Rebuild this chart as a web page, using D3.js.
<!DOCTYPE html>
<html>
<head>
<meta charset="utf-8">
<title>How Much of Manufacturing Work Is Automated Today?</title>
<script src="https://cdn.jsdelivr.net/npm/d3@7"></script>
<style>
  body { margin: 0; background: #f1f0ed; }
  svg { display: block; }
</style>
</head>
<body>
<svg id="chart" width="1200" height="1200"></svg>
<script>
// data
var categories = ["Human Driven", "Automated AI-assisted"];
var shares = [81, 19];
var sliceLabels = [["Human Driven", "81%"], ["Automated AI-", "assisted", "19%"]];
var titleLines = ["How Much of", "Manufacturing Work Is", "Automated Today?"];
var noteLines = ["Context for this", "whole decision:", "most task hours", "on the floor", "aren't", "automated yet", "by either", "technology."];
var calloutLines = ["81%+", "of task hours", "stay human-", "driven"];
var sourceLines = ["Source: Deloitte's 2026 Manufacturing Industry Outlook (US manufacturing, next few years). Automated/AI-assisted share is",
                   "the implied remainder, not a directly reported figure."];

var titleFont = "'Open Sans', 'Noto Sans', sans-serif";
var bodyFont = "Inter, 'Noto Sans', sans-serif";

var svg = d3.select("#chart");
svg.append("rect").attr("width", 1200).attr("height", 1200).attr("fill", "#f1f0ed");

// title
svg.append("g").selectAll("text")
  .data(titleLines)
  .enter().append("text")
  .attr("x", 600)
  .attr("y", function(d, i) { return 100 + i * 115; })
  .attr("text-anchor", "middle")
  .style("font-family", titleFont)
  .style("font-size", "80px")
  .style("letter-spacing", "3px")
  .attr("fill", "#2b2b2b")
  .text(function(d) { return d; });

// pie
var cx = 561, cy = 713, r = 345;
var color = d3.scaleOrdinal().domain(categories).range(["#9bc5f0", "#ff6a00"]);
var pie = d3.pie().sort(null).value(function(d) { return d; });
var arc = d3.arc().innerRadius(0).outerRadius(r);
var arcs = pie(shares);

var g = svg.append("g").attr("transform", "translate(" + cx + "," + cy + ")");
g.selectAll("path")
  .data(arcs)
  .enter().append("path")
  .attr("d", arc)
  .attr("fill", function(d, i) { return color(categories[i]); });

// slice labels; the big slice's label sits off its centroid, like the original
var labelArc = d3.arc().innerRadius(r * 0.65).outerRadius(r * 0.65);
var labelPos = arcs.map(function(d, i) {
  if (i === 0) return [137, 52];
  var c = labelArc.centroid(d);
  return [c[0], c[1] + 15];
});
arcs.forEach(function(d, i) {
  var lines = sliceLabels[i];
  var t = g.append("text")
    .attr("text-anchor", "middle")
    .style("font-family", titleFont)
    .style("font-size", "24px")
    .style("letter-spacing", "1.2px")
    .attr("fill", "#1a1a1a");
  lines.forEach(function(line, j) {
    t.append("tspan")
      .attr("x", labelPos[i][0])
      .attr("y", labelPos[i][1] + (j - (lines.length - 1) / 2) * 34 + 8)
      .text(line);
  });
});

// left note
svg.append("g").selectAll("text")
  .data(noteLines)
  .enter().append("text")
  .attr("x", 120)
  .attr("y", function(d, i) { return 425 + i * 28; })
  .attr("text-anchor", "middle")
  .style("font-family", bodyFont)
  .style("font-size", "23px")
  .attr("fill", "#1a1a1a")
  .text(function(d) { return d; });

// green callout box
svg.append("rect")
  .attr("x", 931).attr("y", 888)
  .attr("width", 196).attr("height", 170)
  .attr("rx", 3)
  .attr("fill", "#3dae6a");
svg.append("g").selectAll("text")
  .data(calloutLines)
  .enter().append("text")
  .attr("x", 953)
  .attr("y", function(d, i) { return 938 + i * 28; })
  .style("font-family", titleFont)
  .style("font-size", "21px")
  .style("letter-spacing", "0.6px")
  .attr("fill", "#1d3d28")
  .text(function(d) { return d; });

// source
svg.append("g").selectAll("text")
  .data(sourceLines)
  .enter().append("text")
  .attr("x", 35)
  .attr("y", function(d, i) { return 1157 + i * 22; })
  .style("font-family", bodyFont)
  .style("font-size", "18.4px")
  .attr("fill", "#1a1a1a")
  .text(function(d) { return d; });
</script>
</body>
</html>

## EXERCISE OBJECTIVE
Recite the full listing above exactly.

## ANSWER TO THE TASK
Rebuild this chart as a web page, using D3.js.
<!DOCTYPE html>
<html>
<head>
<meta charset="utf-8">
<title>How Much of Manufacturing Work Is Automated Today?</title>
<script src="https://cdn.jsdelivr.net/npm/d3@7"></script>
<style>
  body { margin: 0; background: #f1f0ed; }
  svg { display: block; }
</style>
</head>
<body>
<svg id="chart" width="1200" height="1200"></svg>
<script>
// data
var categories = ["Human Driven", "Automated AI-assisted"];
var shares = [81, 19];
var sliceLabels = [["Human Driven", "81%"], ["Automated AI-", "assisted", "19%"]];
var titleLines = ["How Much of", "Manufacturing Work Is", "Automated Today?"];
var noteLines = ["Context for this", "whole decision:", "most task hours", "on the floor", "aren't", "automated yet", "by either", "technology."];
var calloutLines = ["81%+", "of task hours", "stay human-", "driven"];
var sourceLines = ["Source: Deloitte's 2026 Manufacturing Industry Outlook (US manufacturing, next few years). Automated/AI-assisted share is",
                   "the implied remainder, not a directly reported figure."];

var titleFont = "'Open Sans', 'Noto Sans', sans-serif";
var bodyFont = "Inter, 'Noto Sans', sans-serif";

var svg = d3.select("#chart");
svg.append("rect").attr("width", 1200).attr("height", 1200).attr("fill", "#f1f0ed");

// title
svg.append("g").selectAll("text")
  .data(titleLines)
  .enter().append("text")
  .attr("x", 600)
  .attr("y", function(d, i) { return 100 + i * 115; })
  .attr("text-anchor", "middle")
  .style("font-family", titleFont)
  .style("font-size", "80px")
  .style("letter-spacing", "3px")
  .attr("fill", "#2b2b2b")
  .text(function(d) { return d; });

// pie
var cx = 561, cy = 713, r = 345;
var color = d3.scaleOrdinal().domain(categories).range(["#9bc5f0", "#ff6a00"]);
var pie = d3.pie().sort(null).value(function(d) { return d; });
var arc = d3.arc().innerRadius(0).outerRadius(r);
var arcs = pie(shares);

var g = svg.append("g").attr("transform", "translate(" + cx + "," + cy + ")");
g.selectAll("path")
  .data(arcs)
  .enter().append("path")
  .attr("d", arc)
  .attr("fill", function(d, i) { return color(categories[i]); });

// slice labels; the big slice's label sits off its centroid, like the original
var labelArc = d3.arc().innerRadius(r * 0.65).outerRadius(r * 0.65);
var labelPos = arcs.map(function(d, i) {
  if (i === 0) return [137, 52];
  var c = labelArc.centroid(d);
  return [c[0], c[1] + 15];
});
arcs.forEach(function(d, i) {
  var lines = sliceLabels[i];
  var t = g.append("text")
    .attr("text-anchor", "middle")
    .style("font-family", titleFont)
    .style("font-size", "24px")
    .style("letter-spacing", "1.2px")
    .attr("fill", "#1a1a1a");
  lines.forEach(function(line, j) {
    t.append("tspan")
      .attr("x", labelPos[i][0])
      .attr("y", labelPos[i][1] + (j - (lines.length - 1) / 2) * 34 + 8)
      .text(line);
  });
});

// left note
svg.append("g").selectAll("text")
  .data(noteLines)
  .enter().append("text")
  .attr("x", 120)
  .attr("y", function(d, i) { return 425 + i * 28; })
  .attr("text-anchor", "middle")
  .style("font-family", bodyFont)
  .style("font-size", "23px")
  .attr("fill", "#1a1a1a")
  .text(function(d) { return d; });

// green callout box
svg.append("rect")
  .attr("x", 931).attr("y", 888)
  .attr("width", 196).attr("height", 170)
  .attr("rx", 3)
  .attr("fill", "#3dae6a");
svg.append("g").selectAll("text")
  .data(calloutLines)
  .enter().append("text")
  .attr("x", 953)
  .attr("y", function(d, i) { return 938 + i * 28; })
  .style("font-family", titleFont)
  .style("font-size", "21px")
  .style("letter-spacing", "0.6px")
  .attr("fill", "#1d3d28")
  .text(function(d) { return d; });

// source
svg.append("g").selectAll("text")
  .data(sourceLines)
  .enter().append("text")
  .attr("x", 35)
  .attr("y", function(d, i) { return 1157 + i * 22; })
  .style("font-family", bodyFont)
  .style("font-size", "18.4px")
  .attr("fill", "#1a1a1a")
  .text(function(d) { return d; });
</script>
</body>
</html>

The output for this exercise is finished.